> [Stated task]:
Output the lines exactly, from the one where "Recreate this image" appears through the one where "from matplotlib.patches import Rectangle" appears. Images are left out.

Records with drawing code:
◆ ◆ ◆ ◆ ◆ ◆ ◆

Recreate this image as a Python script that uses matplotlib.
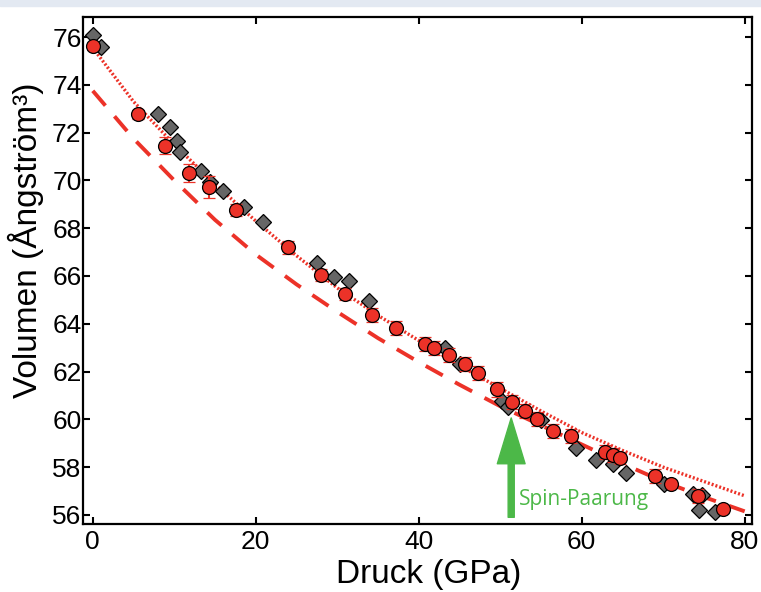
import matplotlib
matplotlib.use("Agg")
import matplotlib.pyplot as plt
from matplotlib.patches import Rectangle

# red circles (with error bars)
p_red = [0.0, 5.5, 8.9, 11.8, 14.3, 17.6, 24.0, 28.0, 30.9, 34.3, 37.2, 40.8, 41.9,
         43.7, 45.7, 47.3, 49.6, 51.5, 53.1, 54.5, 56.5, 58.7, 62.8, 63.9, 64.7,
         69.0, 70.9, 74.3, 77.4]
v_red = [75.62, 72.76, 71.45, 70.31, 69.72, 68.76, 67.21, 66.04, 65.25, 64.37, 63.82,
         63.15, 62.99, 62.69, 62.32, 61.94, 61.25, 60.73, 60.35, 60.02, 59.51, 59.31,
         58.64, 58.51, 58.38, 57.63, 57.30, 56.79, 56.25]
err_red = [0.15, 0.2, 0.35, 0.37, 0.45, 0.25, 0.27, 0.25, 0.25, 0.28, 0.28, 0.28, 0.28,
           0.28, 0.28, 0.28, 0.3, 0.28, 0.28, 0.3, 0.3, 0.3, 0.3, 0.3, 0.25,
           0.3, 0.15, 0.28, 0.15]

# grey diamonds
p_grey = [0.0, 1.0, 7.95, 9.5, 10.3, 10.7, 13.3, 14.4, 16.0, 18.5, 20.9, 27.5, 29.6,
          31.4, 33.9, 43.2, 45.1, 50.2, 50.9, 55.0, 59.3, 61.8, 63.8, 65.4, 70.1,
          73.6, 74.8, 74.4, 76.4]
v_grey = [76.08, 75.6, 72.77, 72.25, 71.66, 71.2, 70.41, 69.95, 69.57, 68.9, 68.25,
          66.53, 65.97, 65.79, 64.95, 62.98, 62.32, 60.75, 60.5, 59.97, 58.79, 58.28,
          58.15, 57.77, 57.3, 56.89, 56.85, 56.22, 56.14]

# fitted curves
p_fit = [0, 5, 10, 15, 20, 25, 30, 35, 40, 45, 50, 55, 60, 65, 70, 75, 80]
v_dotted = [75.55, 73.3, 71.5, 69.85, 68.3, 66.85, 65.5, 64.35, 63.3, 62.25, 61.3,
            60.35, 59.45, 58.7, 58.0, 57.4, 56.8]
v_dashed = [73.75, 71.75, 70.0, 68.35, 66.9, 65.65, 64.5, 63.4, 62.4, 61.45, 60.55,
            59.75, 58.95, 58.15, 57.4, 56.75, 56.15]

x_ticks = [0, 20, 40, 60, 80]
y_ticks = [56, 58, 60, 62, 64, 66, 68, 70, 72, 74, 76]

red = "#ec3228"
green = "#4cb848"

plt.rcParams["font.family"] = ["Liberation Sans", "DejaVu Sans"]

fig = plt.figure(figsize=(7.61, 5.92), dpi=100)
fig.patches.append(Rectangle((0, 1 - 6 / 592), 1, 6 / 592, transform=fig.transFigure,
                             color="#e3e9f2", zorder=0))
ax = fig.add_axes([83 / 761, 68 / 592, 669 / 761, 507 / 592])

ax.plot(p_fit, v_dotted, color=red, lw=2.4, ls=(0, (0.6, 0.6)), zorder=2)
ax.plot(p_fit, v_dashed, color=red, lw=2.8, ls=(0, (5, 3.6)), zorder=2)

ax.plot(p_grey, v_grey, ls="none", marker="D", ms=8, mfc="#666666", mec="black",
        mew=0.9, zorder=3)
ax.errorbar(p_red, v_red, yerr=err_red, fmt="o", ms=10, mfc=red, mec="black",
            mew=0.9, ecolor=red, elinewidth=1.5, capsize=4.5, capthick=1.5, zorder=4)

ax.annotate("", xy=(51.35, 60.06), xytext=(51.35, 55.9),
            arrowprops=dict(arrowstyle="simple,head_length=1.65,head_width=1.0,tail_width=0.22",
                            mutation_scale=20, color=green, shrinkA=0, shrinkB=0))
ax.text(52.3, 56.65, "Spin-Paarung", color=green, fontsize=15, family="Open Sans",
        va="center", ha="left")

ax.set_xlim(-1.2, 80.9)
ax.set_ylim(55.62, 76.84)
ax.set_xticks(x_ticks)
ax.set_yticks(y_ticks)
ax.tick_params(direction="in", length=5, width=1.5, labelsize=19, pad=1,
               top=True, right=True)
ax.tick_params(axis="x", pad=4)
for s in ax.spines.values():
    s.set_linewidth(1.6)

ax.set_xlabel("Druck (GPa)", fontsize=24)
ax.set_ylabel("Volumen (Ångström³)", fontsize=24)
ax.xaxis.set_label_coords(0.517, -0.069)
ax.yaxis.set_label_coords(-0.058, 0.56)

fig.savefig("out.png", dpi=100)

◆ ◆ ◆ ◆ ◆ ◆ ◆

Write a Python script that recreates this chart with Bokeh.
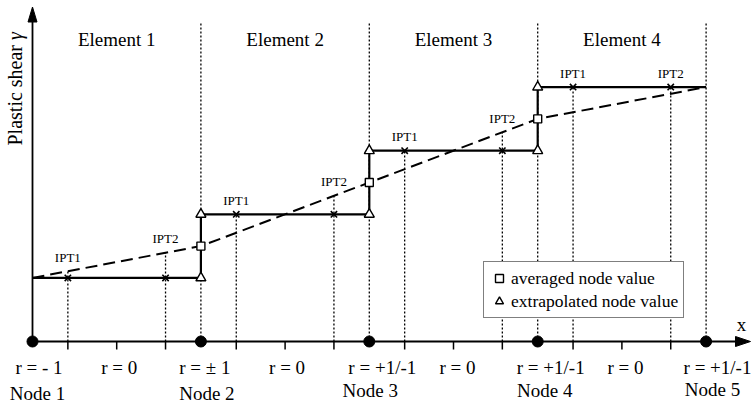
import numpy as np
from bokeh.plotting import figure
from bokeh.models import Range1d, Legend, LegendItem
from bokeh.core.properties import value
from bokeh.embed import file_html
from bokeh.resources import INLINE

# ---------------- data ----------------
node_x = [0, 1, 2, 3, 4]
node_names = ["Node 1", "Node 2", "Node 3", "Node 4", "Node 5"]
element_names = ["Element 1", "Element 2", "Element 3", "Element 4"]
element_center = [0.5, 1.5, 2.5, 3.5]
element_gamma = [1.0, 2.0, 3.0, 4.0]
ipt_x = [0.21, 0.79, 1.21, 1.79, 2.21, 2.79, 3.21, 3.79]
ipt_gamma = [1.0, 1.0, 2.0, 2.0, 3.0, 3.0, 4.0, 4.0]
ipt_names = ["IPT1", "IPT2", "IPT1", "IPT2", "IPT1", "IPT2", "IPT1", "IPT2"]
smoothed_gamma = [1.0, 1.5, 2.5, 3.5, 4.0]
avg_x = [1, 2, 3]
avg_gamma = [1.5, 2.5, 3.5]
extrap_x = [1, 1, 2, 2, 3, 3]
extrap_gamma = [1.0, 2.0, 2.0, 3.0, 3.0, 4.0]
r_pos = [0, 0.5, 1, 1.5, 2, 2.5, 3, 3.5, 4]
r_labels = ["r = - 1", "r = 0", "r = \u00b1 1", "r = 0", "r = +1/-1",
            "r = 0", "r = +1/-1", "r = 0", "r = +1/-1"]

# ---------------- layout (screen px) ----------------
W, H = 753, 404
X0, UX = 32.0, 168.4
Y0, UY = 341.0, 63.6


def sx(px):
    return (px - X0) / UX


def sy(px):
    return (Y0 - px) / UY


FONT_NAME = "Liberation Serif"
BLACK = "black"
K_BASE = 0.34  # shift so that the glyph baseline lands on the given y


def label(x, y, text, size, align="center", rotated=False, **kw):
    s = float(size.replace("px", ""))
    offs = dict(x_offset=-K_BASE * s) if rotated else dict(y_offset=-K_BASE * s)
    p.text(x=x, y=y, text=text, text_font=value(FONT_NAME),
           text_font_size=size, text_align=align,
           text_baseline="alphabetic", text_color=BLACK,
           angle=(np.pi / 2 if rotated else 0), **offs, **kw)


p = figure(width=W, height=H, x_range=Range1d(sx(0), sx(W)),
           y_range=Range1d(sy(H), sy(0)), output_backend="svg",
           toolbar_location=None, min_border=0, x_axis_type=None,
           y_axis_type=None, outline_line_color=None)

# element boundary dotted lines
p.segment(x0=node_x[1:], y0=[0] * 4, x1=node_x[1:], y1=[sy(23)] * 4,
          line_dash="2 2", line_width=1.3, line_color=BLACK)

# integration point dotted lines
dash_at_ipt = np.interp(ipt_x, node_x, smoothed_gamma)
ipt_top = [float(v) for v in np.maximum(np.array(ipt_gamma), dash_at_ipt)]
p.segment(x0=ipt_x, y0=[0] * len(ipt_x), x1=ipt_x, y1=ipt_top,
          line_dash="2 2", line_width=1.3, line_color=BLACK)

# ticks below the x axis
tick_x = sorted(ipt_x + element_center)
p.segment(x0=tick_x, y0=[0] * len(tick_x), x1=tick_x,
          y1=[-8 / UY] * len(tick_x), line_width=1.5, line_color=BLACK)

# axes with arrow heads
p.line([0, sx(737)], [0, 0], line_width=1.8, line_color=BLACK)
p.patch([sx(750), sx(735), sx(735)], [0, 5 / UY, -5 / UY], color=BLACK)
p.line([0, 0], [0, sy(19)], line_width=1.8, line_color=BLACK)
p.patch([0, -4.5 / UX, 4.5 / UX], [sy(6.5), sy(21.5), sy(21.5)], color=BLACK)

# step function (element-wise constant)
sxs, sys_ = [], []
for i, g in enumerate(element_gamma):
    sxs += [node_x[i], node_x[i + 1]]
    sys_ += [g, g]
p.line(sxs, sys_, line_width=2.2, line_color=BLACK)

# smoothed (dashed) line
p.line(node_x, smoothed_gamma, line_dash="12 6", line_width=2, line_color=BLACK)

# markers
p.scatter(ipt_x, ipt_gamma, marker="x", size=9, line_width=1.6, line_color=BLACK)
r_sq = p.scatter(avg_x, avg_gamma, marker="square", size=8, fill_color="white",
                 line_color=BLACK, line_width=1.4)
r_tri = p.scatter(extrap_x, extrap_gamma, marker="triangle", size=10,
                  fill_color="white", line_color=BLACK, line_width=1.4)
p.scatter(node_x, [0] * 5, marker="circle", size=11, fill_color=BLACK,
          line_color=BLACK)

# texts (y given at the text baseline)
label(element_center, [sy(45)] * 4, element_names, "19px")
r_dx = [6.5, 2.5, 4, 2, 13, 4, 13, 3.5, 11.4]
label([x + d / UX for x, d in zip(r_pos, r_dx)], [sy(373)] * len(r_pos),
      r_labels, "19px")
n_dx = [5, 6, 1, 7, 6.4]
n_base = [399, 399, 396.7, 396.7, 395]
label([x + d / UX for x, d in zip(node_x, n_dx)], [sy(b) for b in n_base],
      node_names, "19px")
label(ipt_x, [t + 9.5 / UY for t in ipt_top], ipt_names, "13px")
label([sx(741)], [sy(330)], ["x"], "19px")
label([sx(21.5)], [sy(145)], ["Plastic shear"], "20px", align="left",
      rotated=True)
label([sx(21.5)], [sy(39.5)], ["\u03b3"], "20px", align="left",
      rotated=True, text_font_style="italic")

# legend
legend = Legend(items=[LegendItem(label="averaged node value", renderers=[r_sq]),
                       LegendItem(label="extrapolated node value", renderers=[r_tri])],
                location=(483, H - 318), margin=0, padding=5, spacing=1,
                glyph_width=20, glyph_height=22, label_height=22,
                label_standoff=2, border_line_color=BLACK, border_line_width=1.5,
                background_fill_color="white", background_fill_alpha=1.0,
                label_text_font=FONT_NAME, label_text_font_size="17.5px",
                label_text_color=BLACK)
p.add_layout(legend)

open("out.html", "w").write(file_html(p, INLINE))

◆ ◆ ◆ ◆ ◆ ◆ ◆

> [In response]:
Recreate this image as a Python script that uses matplotlib.
import matplotlib
matplotlib.use("Agg")
import matplotlib.pyplot as plt
from matplotlib.patches import Rectangle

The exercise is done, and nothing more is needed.